Copy each line of the entries that contains the word "standalone".

##### RECORDS FOR THIS TASK #####

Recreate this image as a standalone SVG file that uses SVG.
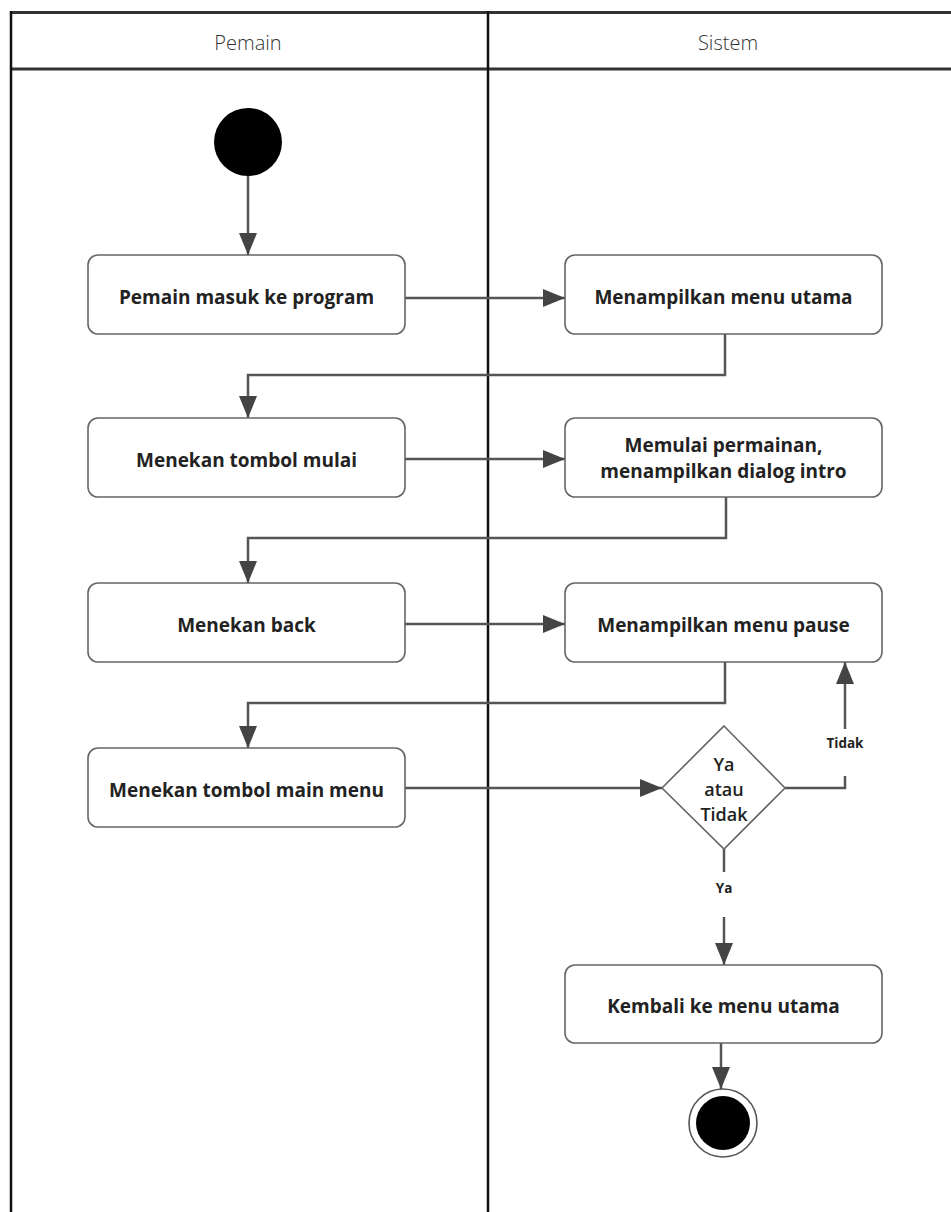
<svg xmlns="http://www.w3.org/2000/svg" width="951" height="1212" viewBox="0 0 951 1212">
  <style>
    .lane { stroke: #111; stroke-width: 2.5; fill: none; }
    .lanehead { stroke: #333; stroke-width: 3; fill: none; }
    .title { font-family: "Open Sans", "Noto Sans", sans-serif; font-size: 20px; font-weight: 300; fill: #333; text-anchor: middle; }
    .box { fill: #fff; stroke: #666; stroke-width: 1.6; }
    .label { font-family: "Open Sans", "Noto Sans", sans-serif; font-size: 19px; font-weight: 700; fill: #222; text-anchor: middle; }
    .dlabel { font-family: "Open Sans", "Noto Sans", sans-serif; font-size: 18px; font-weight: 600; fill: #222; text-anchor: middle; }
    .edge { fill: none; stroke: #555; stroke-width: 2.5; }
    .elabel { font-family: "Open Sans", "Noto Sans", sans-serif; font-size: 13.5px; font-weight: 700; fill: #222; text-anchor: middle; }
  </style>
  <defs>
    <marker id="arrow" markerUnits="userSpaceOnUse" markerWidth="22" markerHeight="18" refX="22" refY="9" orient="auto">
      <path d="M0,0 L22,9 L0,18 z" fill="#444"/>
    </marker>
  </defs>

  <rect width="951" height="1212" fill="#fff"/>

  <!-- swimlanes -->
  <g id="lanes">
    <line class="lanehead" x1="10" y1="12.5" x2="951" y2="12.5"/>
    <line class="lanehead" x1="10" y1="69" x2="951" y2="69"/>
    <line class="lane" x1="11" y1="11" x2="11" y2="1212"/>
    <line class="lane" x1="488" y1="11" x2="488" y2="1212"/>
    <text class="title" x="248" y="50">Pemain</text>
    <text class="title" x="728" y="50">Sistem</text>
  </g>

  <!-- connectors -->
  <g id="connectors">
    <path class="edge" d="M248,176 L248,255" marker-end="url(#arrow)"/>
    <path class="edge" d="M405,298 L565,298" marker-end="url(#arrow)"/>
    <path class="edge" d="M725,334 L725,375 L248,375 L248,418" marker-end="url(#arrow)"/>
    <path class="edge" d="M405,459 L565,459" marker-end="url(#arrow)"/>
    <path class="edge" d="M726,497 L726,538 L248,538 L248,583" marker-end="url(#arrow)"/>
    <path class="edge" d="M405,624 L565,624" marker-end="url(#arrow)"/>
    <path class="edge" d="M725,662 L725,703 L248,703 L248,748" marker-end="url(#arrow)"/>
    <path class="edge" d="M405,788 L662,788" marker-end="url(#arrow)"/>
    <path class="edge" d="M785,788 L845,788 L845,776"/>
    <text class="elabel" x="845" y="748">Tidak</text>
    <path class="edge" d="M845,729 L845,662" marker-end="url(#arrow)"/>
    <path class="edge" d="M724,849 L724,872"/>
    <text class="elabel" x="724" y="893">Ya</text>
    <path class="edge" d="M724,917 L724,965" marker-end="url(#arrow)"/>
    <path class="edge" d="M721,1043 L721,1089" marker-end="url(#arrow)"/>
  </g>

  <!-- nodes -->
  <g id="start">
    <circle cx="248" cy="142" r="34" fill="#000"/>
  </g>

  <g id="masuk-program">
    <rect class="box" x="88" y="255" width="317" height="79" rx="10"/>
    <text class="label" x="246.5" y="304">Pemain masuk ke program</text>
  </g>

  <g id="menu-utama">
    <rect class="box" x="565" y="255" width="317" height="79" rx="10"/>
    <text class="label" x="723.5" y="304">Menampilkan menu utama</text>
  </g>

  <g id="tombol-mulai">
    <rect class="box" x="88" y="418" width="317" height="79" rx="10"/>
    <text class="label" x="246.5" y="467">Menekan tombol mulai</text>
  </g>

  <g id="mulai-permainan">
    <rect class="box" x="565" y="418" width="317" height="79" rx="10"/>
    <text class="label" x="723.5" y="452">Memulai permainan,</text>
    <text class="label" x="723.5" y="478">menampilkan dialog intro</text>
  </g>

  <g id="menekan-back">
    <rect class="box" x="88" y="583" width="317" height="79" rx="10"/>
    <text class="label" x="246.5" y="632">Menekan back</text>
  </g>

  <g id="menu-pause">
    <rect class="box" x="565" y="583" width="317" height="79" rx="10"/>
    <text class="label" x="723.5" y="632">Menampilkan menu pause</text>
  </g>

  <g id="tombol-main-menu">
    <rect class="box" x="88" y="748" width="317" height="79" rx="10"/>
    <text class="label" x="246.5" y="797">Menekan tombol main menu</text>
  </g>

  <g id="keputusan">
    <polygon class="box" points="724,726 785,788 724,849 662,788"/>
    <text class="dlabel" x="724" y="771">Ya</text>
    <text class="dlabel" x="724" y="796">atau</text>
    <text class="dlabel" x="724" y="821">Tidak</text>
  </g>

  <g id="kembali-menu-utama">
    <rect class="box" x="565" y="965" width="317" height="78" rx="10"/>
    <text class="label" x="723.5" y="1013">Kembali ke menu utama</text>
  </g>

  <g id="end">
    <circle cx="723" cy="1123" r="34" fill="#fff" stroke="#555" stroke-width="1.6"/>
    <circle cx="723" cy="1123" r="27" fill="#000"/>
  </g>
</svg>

#####
##### RECORDS FOR THIS TASK #####

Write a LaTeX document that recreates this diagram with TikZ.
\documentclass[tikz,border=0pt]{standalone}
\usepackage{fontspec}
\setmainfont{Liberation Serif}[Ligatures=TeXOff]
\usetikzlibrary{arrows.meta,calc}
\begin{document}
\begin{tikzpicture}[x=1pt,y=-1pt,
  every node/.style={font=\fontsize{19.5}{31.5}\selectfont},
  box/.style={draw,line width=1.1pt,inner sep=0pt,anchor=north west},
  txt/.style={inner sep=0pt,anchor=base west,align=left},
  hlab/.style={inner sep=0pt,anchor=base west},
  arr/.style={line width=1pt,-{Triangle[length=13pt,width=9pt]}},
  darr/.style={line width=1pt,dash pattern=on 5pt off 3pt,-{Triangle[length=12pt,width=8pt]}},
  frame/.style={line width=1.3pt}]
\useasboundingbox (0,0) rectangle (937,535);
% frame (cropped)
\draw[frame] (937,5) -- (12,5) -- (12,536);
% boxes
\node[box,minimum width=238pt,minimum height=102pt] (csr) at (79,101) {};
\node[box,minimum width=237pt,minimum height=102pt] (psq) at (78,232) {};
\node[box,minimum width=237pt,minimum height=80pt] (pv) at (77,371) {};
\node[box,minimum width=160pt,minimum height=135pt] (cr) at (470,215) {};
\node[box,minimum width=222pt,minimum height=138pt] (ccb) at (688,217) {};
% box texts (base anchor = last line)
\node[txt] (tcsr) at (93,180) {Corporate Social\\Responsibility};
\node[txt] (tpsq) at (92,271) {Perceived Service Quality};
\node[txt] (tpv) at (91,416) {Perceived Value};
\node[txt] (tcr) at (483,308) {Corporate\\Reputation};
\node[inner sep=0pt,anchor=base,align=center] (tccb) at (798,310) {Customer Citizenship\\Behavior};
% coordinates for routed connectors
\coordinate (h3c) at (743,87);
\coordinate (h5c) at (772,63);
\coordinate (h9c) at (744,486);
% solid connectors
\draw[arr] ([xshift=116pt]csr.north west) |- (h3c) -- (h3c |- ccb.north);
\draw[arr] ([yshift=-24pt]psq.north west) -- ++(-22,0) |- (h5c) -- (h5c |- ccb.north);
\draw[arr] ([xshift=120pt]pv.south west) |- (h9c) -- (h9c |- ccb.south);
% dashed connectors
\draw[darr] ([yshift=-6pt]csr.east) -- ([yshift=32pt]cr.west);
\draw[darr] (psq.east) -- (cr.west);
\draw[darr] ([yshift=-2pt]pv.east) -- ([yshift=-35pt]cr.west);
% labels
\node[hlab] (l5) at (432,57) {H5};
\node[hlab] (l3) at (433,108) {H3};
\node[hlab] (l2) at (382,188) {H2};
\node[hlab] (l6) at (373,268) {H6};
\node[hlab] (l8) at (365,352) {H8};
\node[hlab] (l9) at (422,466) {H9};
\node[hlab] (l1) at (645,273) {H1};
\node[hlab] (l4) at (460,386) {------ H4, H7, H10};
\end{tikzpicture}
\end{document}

#####

=== WRITTEN RESPONSE ===
Recreate this image as a standalone SVG file that uses SVG.
\documentclass[tikz,border=0pt]{standalone}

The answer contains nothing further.